I can query all rows, and insert them with a UUID and then delete all the old ones that has no UUID. that approach will work and it will be my final gateaway but I believe there's a better way so I'm asking here.

Any other idea or advice will be welcome.

3

3 Answers

3
votes

Below is for BigQuery Standard SQL and produces different UUID for each and every row no matter how duplicate they are

UPDATE `project.dataset.table`
SET col_d = GENERATE_UUID()
WHERE TRUE   

Note: based on your "Insert and then Delete" option - I assume that col_d already exists in your table - otherwise you would not be able to do DELETE FROM table WHERE col_d IS NULL as you mentioned in your comments

1
votes

You can SELECT the data with a UUID as a fourth column (col_d) and then save that data as a new table.

SELECT col_ac, col_b, col_c, GENERATE_UUID() AS col_d
FROM table

This will generate the output you desire:

| col_a | col_b | col_c       | col_d
+-------+-------+-------------+------------------------------------------
| 123   |   3   | 2019-12-12  | e3784e4d-59bb-433b-a9ac-3df318e0f675
| 123   |   3   | 2019-12-12  | 430d034a-6292-4f5e-b1b0-0ee5550af3f6
| 234   |  11   | 2019-10-12  | 3e7e14d2-3077-4030-a704-5a2b7fc3c11e

Since BigQuery does not allow adding a column with data like traditional SQL the following should create a new table with the UUID values added.

CREATE OR REPLACE TABLE table AS 
SELECT *, GENERATE_UUID() AS col_d
FROM table

Be warned that the table history may be deleted so back it up first.

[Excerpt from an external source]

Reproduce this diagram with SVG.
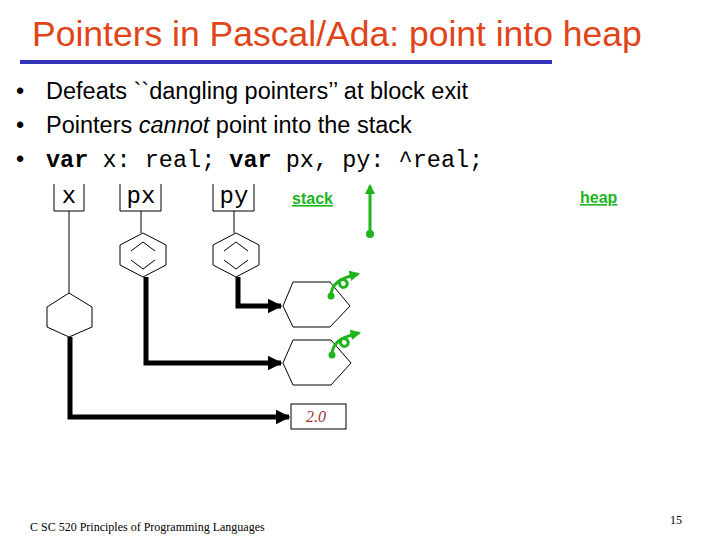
<svg xmlns="http://www.w3.org/2000/svg" width="720" height="540" viewBox="0 0 720 540">
<defs>
<marker id="ah" viewBox="0 0 10 10" refX="9" refY="5" markerWidth="3" markerHeight="3" orient="auto"><path d="M0,0L10,5L0,10z" fill="#000"/></marker>
<marker id="gh" viewBox="0 0 10 10" refX="8" refY="5" markerWidth="3.5" markerHeight="3.5" orient="auto"><path d="M0,0L10,5L0,10z" fill="#1cb51c"/></marker>
</defs>
<style>
.s{font-family:"Liberation Sans",Arial,sans-serif}
.m{font-family:"Liberation Mono","Courier New",monospace}
.h{fill:#fff;stroke:#000;stroke-width:1}
.c{fill:none;stroke:#000;stroke-width:5}
.g{fill:none;stroke:#1cb51c;stroke-width:3}
.t{fill:none;stroke:#000;stroke-width:1}
</style>
<rect width="720" height="540" fill="#fff"/>
<text x="32" y="46" class="s" font-size="35.5" fill="#e04418">Pointers in Pascal/Ada: point into heap</text>
<line x1="20" y1="62" x2="552" y2="62" stroke="#3333bb" stroke-width="4"/>
<g class="s" font-size="23.5">
<text x="16" y="99">•</text><text x="46" y="99">Defeats ``dangling pointers’’ at block exit</text>
<text x="16" y="133">•</text><text x="46" y="133">Pointers <tspan font-style="italic">cannot</tspan> point into the stack</text>
<text x="16" y="167">•</text>
</g>
<text x="46" y="167" class="m" font-size="23.5"><tspan font-weight="bold">var</tspan> x: real; <tspan font-weight="bold">var</tspan> px, py: ^real;</text>
<g id="x"><path class="t" d="M54,184V211H84V184"/><text x="69" y="203" class="m" font-size="24" text-anchor="middle">x</text><line class="t" x1="69" y1="211" x2="69" y2="293"/><path class="h" d="M69,293L92,307V327L69,337L47,327V307z"/></g>
<g id="px"><path class="t" d="M120,184V211H161V184"/><text x="141" y="203" class="m" font-size="24" text-anchor="middle">px</text><line class="t" x1="141" y1="211" x2="141" y2="233"/><path class="h" d="M143,233L166,245V265L143,277L120,265V245z"/><path class="t" stroke-width="2.5" d="M131,251L143,242L155,251M131,260L143,269L155,260"/></g>
<g id="py"><path class="t" d="M213,184V211H254V184"/><text x="234" y="203" class="m" font-size="24" text-anchor="middle">py</text><line class="t" x1="234" y1="211" x2="234" y2="233"/><path class="h" d="M236,233L259,245V265L236,277L213,265V245z"/><path class="t" stroke-width="2.5" d="M224,251L236,242L248,251M224,260L236,269L248,260"/></g>
<g id="stack"><text x="292" y="204" class="s" font-size="16" font-weight="bold" fill="#1cb51c" text-decoration="underline">stack</text><line class="g" x1="370" y1="234" x2="370" y2="186" marker-end="url(#gh)"/><circle cx="370" cy="234" r="4" fill="#1cb51c"/></g>
<g id="heap"><text x="580" y="203" class="s" font-size="16" font-weight="bold" fill="#1cb51c" text-decoration="underline">heap</text></g>
<g id="h1"><path class="h" d="M293,282H330L350,306L330,327H293L283,306z"/><path class="g" d="M331,296C331,284 340,278 358,274" marker-end="url(#gh)"/><path class="g" d="M340,280c6,-2 10,4 5,7c-4,2-7-3-5-7"/><circle cx="331" cy="296" r="3.5" fill="#1cb51c"/></g>
<g id="h2"><path class="h" d="M293,340H331L351,363L331,385H293L283,363z"/><path class="g" d="M332,355C332,343 341,337 359,333" marker-end="url(#gh)"/><path class="g" d="M341,339c6,-2 10,4 5,7c-4,2-7-3-5-7"/><circle cx="332" cy="355" r="3.5" fill="#1cb51c"/></g>
<g id="val"><rect x="291" y="404" width="55" height="25" class="h"/><text x="316" y="422" font-family="Liberation Serif,serif" font-style="italic" font-size="16" fill="#a03030" text-anchor="middle">2.0</text></g>
<g id="connectors">
<path class="c" d="M238,277V306H281" marker-end="url(#ah)"/>
<path class="c" d="M146,277V363H281" marker-end="url(#ah)"/>
<path class="c" d="M70,337V417H289" marker-end="url(#ah)"/>
</g>
<text x="30" y="531" font-family="Liberation Serif,serif" font-size="12">C SC 520 Principles of Programming Languages</text>
<text x="670" y="524" font-family="Liberation Serif,serif" font-size="12">15</text>
</svg>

One should always backup data prior to doing such updates in all cases as undesired outcomes do arise.

0
votes

because some rows have the same values and I want different UUID in each one of them

This should do what you want:

UPDATE table 
    SET col_d = GENERATE_UUID() 

I don't understand why you would be using limit, if you want to update all rows.

That said, BigQuery has restrictions on UPDATEs, so the CREATE TABLE approach suggested by fromthehills seems more appropriate.